Lincoln’s political performance as president during the war was stellar. When support for the war waned as battlefield casualties mounted, he gradually shifted the focus of the war to the abolition of slavery. On April 16, 1862, Lincoln signed an act abolishing slavery in the District of Columbia. On January 1, 1863, Lincoln used his war powers to issue an executive order abolishing slavery in the states at war with the Union. The Emancipation Proclamation galvanized and reinvigorated Lincoln’s abolitionist supporters, transforming the war from an effort to preserve the Union to a higher moral cause.
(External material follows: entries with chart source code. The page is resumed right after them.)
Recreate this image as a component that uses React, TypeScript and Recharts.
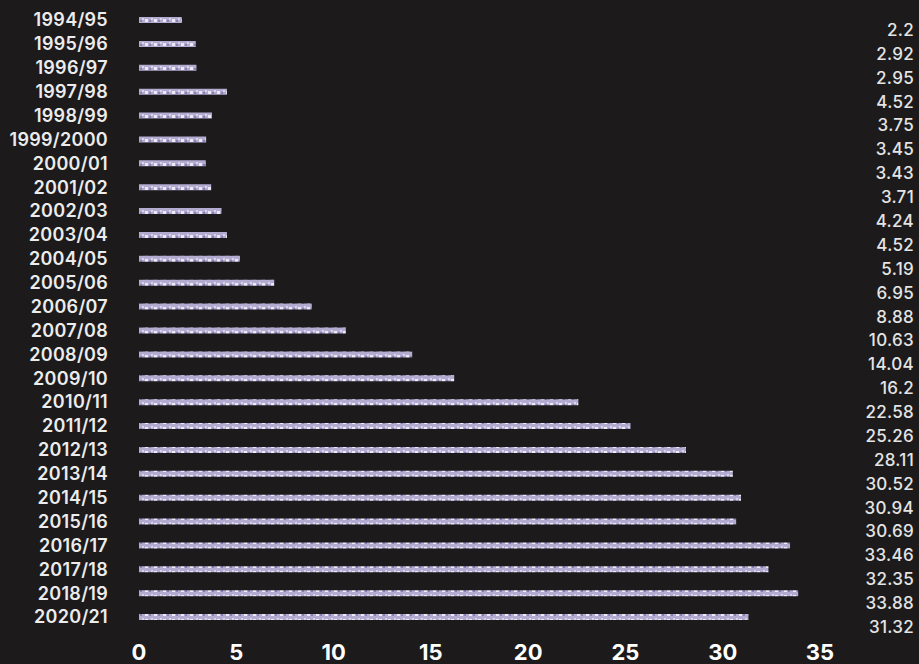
import { BarChart, Bar, XAxis, YAxis } from "recharts";

const years = [
  "1994/95", "1995/96", "1996/97", "1997/98", "1998/99", "1999/2000",
  "2000/01", "2001/02", "2002/03", "2003/04", "2004/05", "2005/06",
  "2006/07", "2007/08", "2008/09", "2009/10", "2010/11", "2011/12",
  "2012/13", "2013/14", "2014/15", "2015/16", "2016/17", "2017/18",
  "2018/19", "2020/21"
];

const amounts = [
  2.2, 2.92, 2.95, 4.52, 3.75, 3.45, 3.43, 3.71, 4.24, 4.52, 5.19, 6.95,
  8.88, 10.63, 14.04, 16.2, 22.58, 25.26, 28.11, 30.52, 30.94, 30.69,
  33.46, 32.35, 33.88, 31.32
];

const xTicks = [0, 5, 10, 15, 20, 25, 30, 35];

const data = years.map((year, i) => ({ year, amount: amounts[i], label: String(amounts[i]) }));

const font = "Inter, 'DejaVu Sans', sans-serif";

function ValueTick(props: any) {
  const { x, y, payload } = props;
  return (
    <text x={x + 86} y={y + 10} dy="0.35em" textAnchor="end" fill="#e4e4e4"
      fontSize={17} fontWeight={500} fontFamily={font} letterSpacing={0.3}>
      {payload.value}
    </text>
  );
}

export default function App() {
  return (
    <div style={{ position: "fixed", left: 0, top: 0, width: 919, height: 664, background: "#1c1a1b" }}>
      <BarChart
        width={919}
        height={664}
        data={data}
        layout="vertical"
        margin={{ top: 8, right: 2, bottom: 0, left: 0 }}
        barCategoryGap={0}
      >
        <defs>
          <pattern id="grain" width="9" height="6" patternUnits="userSpaceOnUse">
            <rect width="9" height="6" fill="#b3acd0" />
            <rect x="1" y="1" width="3" height="3" fill="#eceaf6" />
            <rect x="5" y="2" width="2" height="2" fill="#8a80b6" />
            <rect x="7" y="0" width="2" height="2" fill="#d8d4e8" />
          </pattern>
        </defs>
        <XAxis
          type="number"
          domain={[0, 35]}
          ticks={xTicks}
          axisLine={false}
          tickLine={false}
          tickMargin={9}
          height={35}
          tick={{ fill: "#ffffff", fontSize: 22, fontWeight: 700, fontFamily: font }}
        />
        <YAxis
          yAxisId="left"
          type="category"
          dataKey="year"
          width={139}
          axisLine={false}
          tickLine={false}
          tickMargin={25}
          interval={0}
          tick={{ fill: "#ececec", fontSize: 18, fontWeight: 600, fontFamily: font, letterSpacing: 0.3 }}
        />
        <YAxis
          yAxisId="right"
          orientation="right"
          type="category"
          dataKey="label"
          width={97}
          axisLine={false}
          tickLine={false}
          interval={0}
          tick={<ValueTick />}
        />
        <Bar yAxisId="left" dataKey="amount" barSize={6} fill="url(#grain)" isAnimationActive={false} />
      </BarChart>
    </div>
  );
}
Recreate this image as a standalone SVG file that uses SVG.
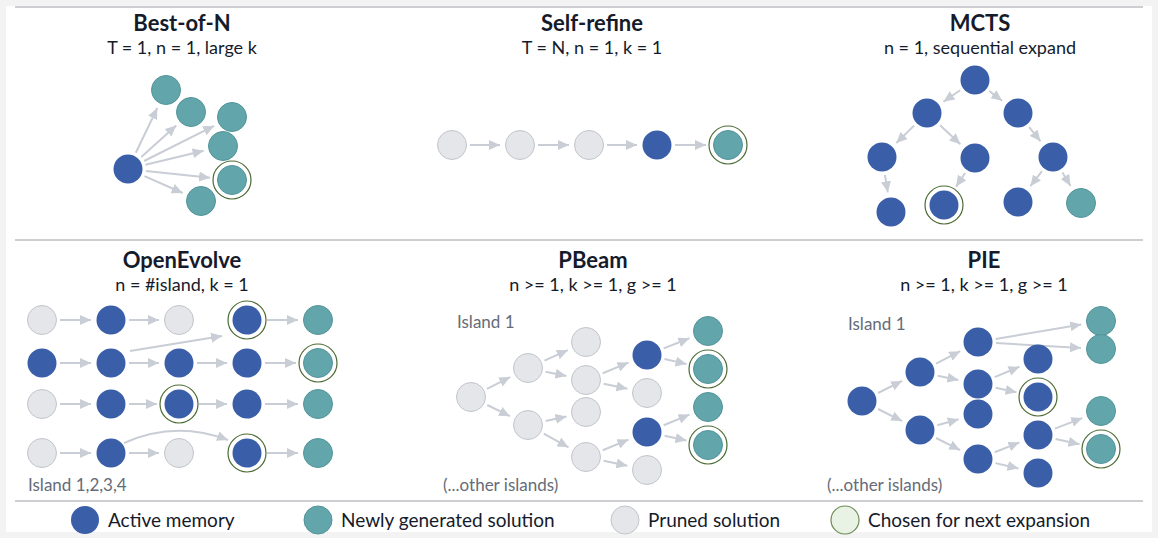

Despite continually increasing casualty totals, public unrest elicited by the practice of conscription, and mounting criticism from Copperheads and the Northern press, Lincoln sustained his political base and won reelection in 1864—no small political feat.
Even before Lincoln won reelection, he began planning his reconstruction policy to heal the nation’s wounds when the war ended. It is perhaps in this arena where Lincoln’s star shone brightest. On December 8, 1863, Lincoln announced his plan for reunification of the nation, known as the Proclamation of Amnesty and Reconstruction. The plan advocated a full pardon and the restoration of property to all engaged in the rebellion, except the highest Confederate officials and military leaders. It also enabled states to form new governments and be readmitted to the Union when ten percent of the eligible voters had taken an oath of allegiance to the United States. Finally, the plan encouraged readmitted southern states to enact plans to ensure the freedom of former slaves.
Unlike others in his administration and in Congress, Lincoln believed that a lenient approach would best help heal the nation’s wounds once the fighting ended. When Congress tried to impose much harsher terms on the South through the enactment of the Wade-Davis Bill in July 1864, Lincoln used the pocket veto to thwart his opponents. During his second inaugural address, presented on March 4, 1865, Lincoln eloquently expressed his desire
to bind up the nation’s wounds, to care for him who shall have borne the battle and for his widow and his orphan, to do all which may achieve and cherish a just and lasting peace among ourselves and with all nations.
Whether Lincoln could have consummated his vision of “malice toward none, with charity for all” will forever remain unknown. On April 14, 1865, John Wilkes Booth fired a bullet into the back of Lincoln’s head as the president attended a play at Ford’s Theater in Washington. Abraham Lincoln died at 7:22 a.m. the next morning.
National Mourning and Burial
Lincoln’s body lay in state in the White House for dignitaries on April 18. His funeral took place shortly after noon in the White House on April 19. The next day, the president’s casket lay in state at the Capitol, where roughly 25,000 visitors paid their last respects. On April 21, a train carrying Lincoln’s coffin, along with the body of his son Tad, who had died during Lincoln’s presidency, began the long trip back to Springfield, Illinois. The train’s route, which passed through hundreds of communities and seven states replicated, in reverse, Lincoln’s trip to Washington as the president-elect. Officials removed the coffin from the train to lay in state at ten locations along the trip.
Lincoln was buried at Oak Ridge Cemetery, near Springfield, Illinois, on May 4, 1865. Since that time, Lincoln’s body has been exhumed and reburied several times. Lincoln’s Tomb, in Oak Ridge Cemetery, has been the final resting place for Lincoln since 1901.